The Parish Council had first requested a Village Plan in 1925, but it was not until the creation of Copeland Council in 1973 that the first steps were taken. During 1975-6 packed meetings in Hodgett’s saw the “St. Bees Plan” developed into an agreed document for the best development of the community. The Plan allowed for a controlled growth rate whilst concentrating development round the village core. It encouraged public sector and retirement housing and building styles which were sympathetic with the traditional architecture.
The Crofts Estate was the first major development under the Plan. It was close to the village, built largely in a sandstone coloured brick, and catering partly for the price bracket the village needed.
A proposed development in the grounds of Seacroft House in 1985 caught villagers by surprise. This had not been included in the Plan, but was in a good situation, and met many of the criteria.

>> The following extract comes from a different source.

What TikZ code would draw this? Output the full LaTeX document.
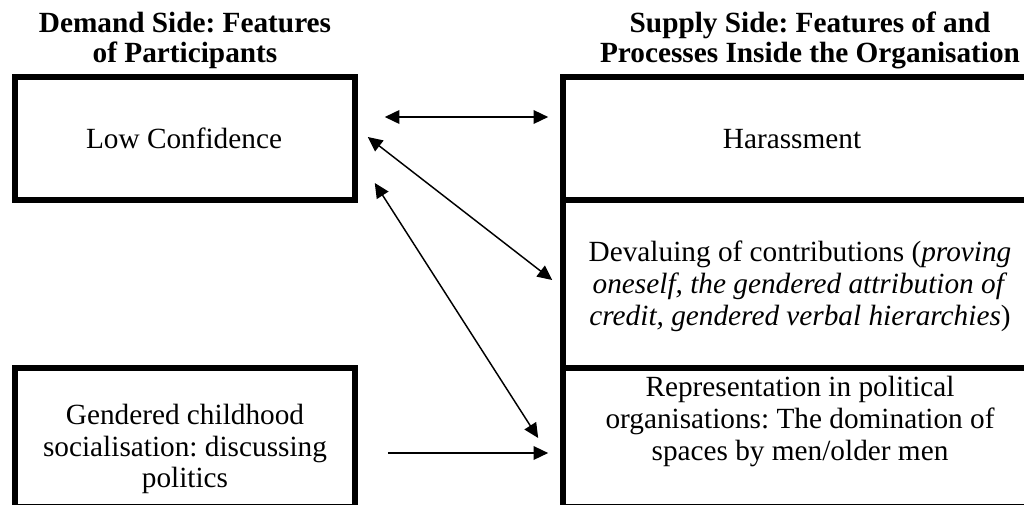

However, it was the density of housing, and the felling of trees that spurred villagers to object with a petition of over 300 names. It was only after much amendment, and the promise of access to land behind the Main Street for public sector housing that permission was eventually given.
The St. Bees Plan has now been superseded by the Mid-Copeland Plan, and in the future by the Copeland Plan, which means the only certainty about planning is that nobody knows what’s going to happen.
The entrance to Seacroft House before the building of the new estate.
The 1972 Act abolished Whitehaven Borough and Ennerdale Rural District Councils, and created the bigger Copeland Borough Council in their place. With increased spending rights, the Council now took a greater role in encouraging local initiatives, and there was an immediate increase in Parish Council business.
Public interest in the Parish Council reached an all-time high in the 1979 election, when there were 21 candidates for 14 seats. Enthusiasm was seemingly unabated at a later by-election for a vacancy, when one candidate toured the Village with a loudspeaker van.
During the lengthy firemen’s strike in 1977, a village emergency fire brigade came into operation, based at the Station Garage. The County Council loaned a fire pump which was towed behind the breakdown lorry. During the day the Garage staff manned the “Engine”. At night incidents were to be phoned to the Council Chairman, who would ring the Seacote Hotel, from where three distress rockets would be fired. This alerted Council members to go the Garage and race to the scene of the fire.
In 1976, Leslie Brownrigg, who had been Parish Council Chairman since 1964, resigned the Chair so he could concentrate his efforts on representing St. Bees on Copeland Council. Remaining as a Parish Councillor to the present day, he comes from the family that offered pioneering trips to the lakes in the 1900’s and is well known as a past owner of the Station Garage. His successor was Derek Sim, who had been on the council since 1955.
The remarkable Jack Middleton also retired that year, after holding the Clerk’s job since 1939. At various times, railway porter, signalman, and butcher with a shop on Cross Hill; Jack had first assisted George Knutsford in the slaughter-house at the foot of Outrigg. He served as a corporal in the Border Regiment in the Great War at the age of 16, and later became Secretary of the St. Bees British Legion and a sergeant in the Home Guard.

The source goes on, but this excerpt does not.